Um pouco emocionada, a profissional das estradas comenta que esse é um assunto delicado sobre o qual ela evita comentar por ter passado por muitas situações constrangedoras durante suas viagens.
"Eles não são diretos no que querem, mas a gente desconfia. Os homens fazem piadinhas, jogam beijo, mas eu fico firme para não dar espaço. Hoje eu não consigo confiar em mais ninguém", relata.
Sem banho quente
Ela também relembra os tantos desafios que se apresentam na profissão. "São vários perrengues que a gente passa, né? Teve uma vez em que eu estava com um carregamento de brócolis e o caminhão já começou a apresentar falhas. Encostei, fechei o veículo e peguei uma carona até um posto mais próximo para ligar para a empresa, mas eles não iriam conseguir me socorrer. Aí eu peguei uma outra carona em um caminhão para ir até um mecânico, mas no caminho o pneu estourou. Foram momentos muito difíceis, e acabei chorando muito. Hoje eu choro, mas é de gratidão, por estar conseguindo superar as dificuldades e estar realizando o meu sonho."
Mesmo diante de muitos obstáculos, a viajante diz que sua intuição é a que vale na hora de identificar os perigos.

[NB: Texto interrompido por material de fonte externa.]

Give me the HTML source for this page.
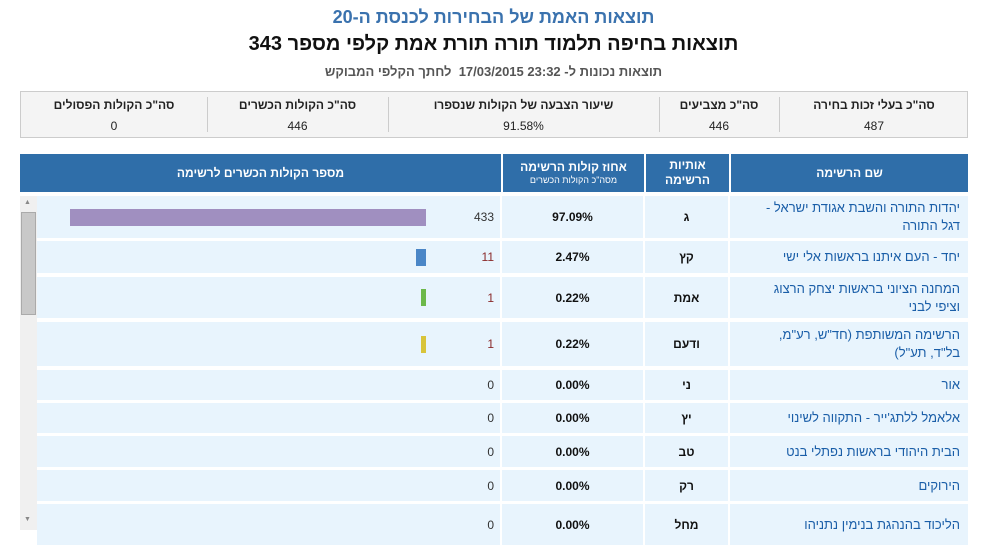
<!DOCTYPE html>
<html><head><meta charset="utf-8"><style>
*{margin:0;padding:0;box-sizing:border-box}
body{width:987px;height:553px;overflow:hidden;background:#fff;font-family:"Liberation Sans","Noto Sans CJK SC",sans-serif;position:relative;direction:rtl}
.a{position:absolute}
.t{left:0;width:987px;text-align:center}
.stat{position:absolute;top:91px;left:20px;width:948px;height:47px;background:#f4f4f4;border:1px solid #ccc}
.sc{position:absolute;top:0;height:45px;text-align:center;font-size:12px;color:#222}
.sc b{display:block;margin-top:6px;font-size:12px}
.sc span{display:block;margin-top:7px}
.sep{position:absolute;top:5px;width:1px;height:35px;background:#ccc}
.hd{position:absolute;top:154px;height:38px;background:#2f6ea9;color:#fff;font-weight:bold;font-size:12px;text-align:center;display:flex;flex-direction:column;justify-content:center;line-height:15px}
.row{position:absolute;left:37px;width:931px;background:#e8f4fd}
.c{position:absolute;top:0;height:100%;display:flex;align-items:center}
.nm{left:693px;width:238px;color:#1a5ea8;font-size:13px;padding-right:8px;padding-left:20px;line-height:18px}
.lt{left:608px;width:83px;justify-content:center;font-weight:bold;font-size:12px;color:#111}
.pc{left:465px;width:141px;justify-content:center;font-weight:bold;font-size:12px;color:#111}
.num{font-size:12px;color:#333;position:absolute;top:0;height:100%;display:flex;align-items:center}
</style></head><body>
<div class="a t" style="top:7px;font-size:18px;font-weight:bold;color:#3a72ae">תוצאות האמת של הבחירות לכנסת ה-20</div>
<div class="a t" style="top:33px;font-size:20px;font-weight:bold;color:#111">תוצאות בחיפה תלמוד תורה תורת אמת קלפי מספר 343</div>
<div class="a t" style="top:64px;font-size:13px;font-weight:bold;color:#555">תוצאות נכונות ל- 23:32 17/03/2015 &nbsp;לחתך הקלפי המבוקש</div>
<div class="stat">
<div class="sc" style="left:758px;width:190px"><b>סה"כ בעלי זכות בחירה</b><span>487</span></div>
<div class="sep" style="left:758px"></div>
<div class="sc" style="left:638px;width:120px"><b>סה"כ מצביעים</b><span>446</span></div>
<div class="sep" style="left:638px"></div>
<div class="sc" style="left:367px;width:271px"><b>שיעור הצבעה של הקולות שנספרו</b><span>91.58%</span></div>
<div class="sep" style="left:367px"></div>
<div class="sc" style="left:186px;width:181px"><b>סה"כ הקולות הכשרים</b><span>446</span></div>
<div class="sep" style="left:186px"></div>
<div class="sc" style="left:0;width:186px"><b>סה"כ הקולות הפסולים</b><span>0</span></div>
</div>
<div class="hd" style="left:731px;width:237px">שם הרשימה</div>
<div class="hd" style="left:646px;width:83px">אותיות<br>הרשימה</div>
<div class="hd" style="left:503px;width:141px">אחוז קולות הרשימה<span style="font-size:9px;font-weight:normal;line-height:11px">מסה"כ הקולות הכשרים</span></div>
<div class="hd" style="left:20px;width:481px">מספר הקולות הכשרים לרשימה</div>
<div class="a" style="left:20px;top:196px;width:17px;height:334px;background:#f0f0f0"></div>
<div class="a" style="left:21px;top:212px;width:15px;height:103px;background:#c8c8c8;border:1px solid #aaa"></div>
<div class="a" style="left:24px;top:199px;font-size:7px;color:#888">▲</div>
<div class="a" style="left:24px;top:516px;font-size:7px;color:#888">▼</div>
<div id="rows"></div>
<script>
var R=[[196,238,"יהדות התורה והשבת אגודת ישראל - דגל התורה","ג","97.09%","433",356,"#a08fc0","#333"],
[241,273,"יחד - העם איתנו בראשות אלי ישי","קץ","2.47%","11",10,"#4a86c7","#8a2a2a"],
[277,318,"המחנה הציוני בראשות יצחק הרצוג וציפי לבני","אמת","0.22%","1",5,"#6cb84a","#8a2a2a"],
[322,366,"הרשימה המשותפת (חד\"ש, רע\"מ, בל\"ד, תע\"ל)","ודעם","0.22%","1",5,"#d8c43a","#8a2a2a"],
[370,400,"אור","ני","0.00%","0",0],
[403,433,"אלאמל ללתג'ייר - התקווה לשינוי","יץ","0.00%","0",0],
[436,467,"הבית היהודי בראשות נפתלי בנט","טב","0.00%","0",0],
[470,501,"הירוקים","רק","0.00%","0",0],
[504,545,"הליכוד בהנהגת בנימין נתניהו","מחל","0.00%","0",0]];
var h="";R.forEach(function(r){
var H=r[1]-r[0];
h+='<div class="row" style="top:'+r[0]+'px;height:'+H+'px">'+
'<div class="c nm">'+r[2]+'</div><div class="c lt">'+r[3]+'</div><div class="c pc">'+r[4]+'</div>'+
'<div class="a" style="left:463px;top:0;width:2px;height:100%;background:#fff"></div><div class="a" style="left:606px;top:0;width:2px;height:100%;background:#fff"></div><div class="a" style="left:691px;top:0;width:2px;height:100%;background:#fff"></div>'+
'<div class="num" style="right:'+(931-457)+'px;color:'+(r[8]||'#333')+'">'+r[5]+'</div>'+
(r[6]?'<div class="a" style="left:'+(389-r[6])+'px;top:'+((H-17)/2)+'px;width:'+r[6]+'px;height:17px;background:'+r[7]+'"></div>':'')+
'</div>';
h+='<div class="a" style="left:37px;top:'+(r[1]+1)+'px;width:931px;height:2px;background:#fff"></div>';
});
document.getElementById("rows").innerHTML=h;
</script>
</body></html>
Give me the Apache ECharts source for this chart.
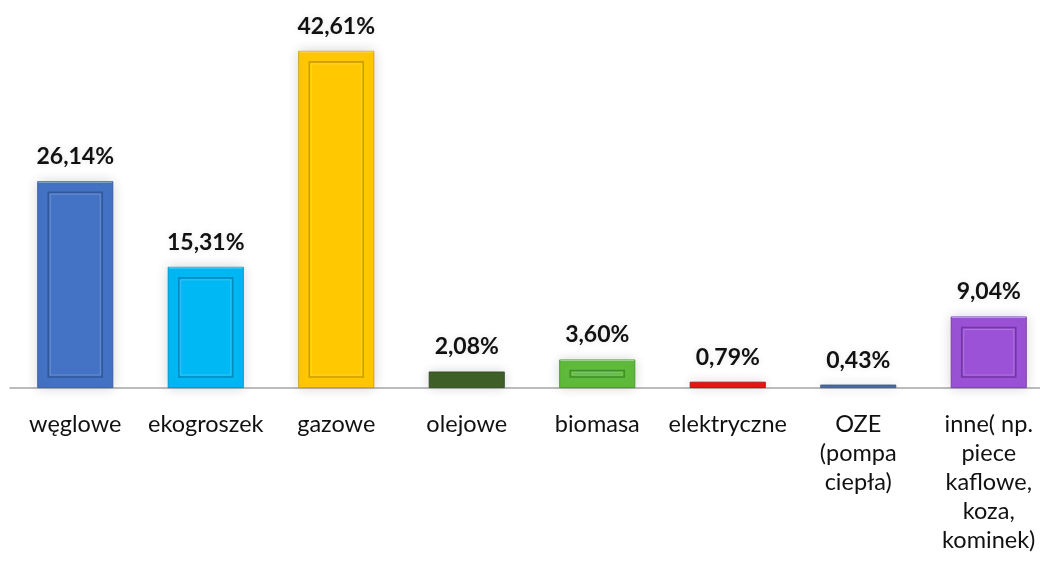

Seus vídeos nas suas redes sociais são cheios de humor e mostram os bastidores e a realidade de quem vive na estrada. Em um dos episódios ela chegou a contar sobre a falta de estrutura para os profissionais nas paradas, principalmente nos postos de combustíveis. Inclusive, ela confessa que chegou a ficar sem banho por não conseguir um chuveiro quente, ou mesmo um banheiro limpo para as mulheres. Mas que, apesar disso, fica feliz vendo um número maior de mulheres trabalhando na área, e que tem vontade de encorajar muitas outras ainda.
Realizar esse desejo fez com que Janaína tatuasse em seu próprio corpo a frase "Toda realidade um dia foi sonho, de pai para filha", assim que conseguiu a carteira de motorista da categoria, em uma homenagem ao importante aprendizado que seu pai ofereceu para que ela seguisse adiante.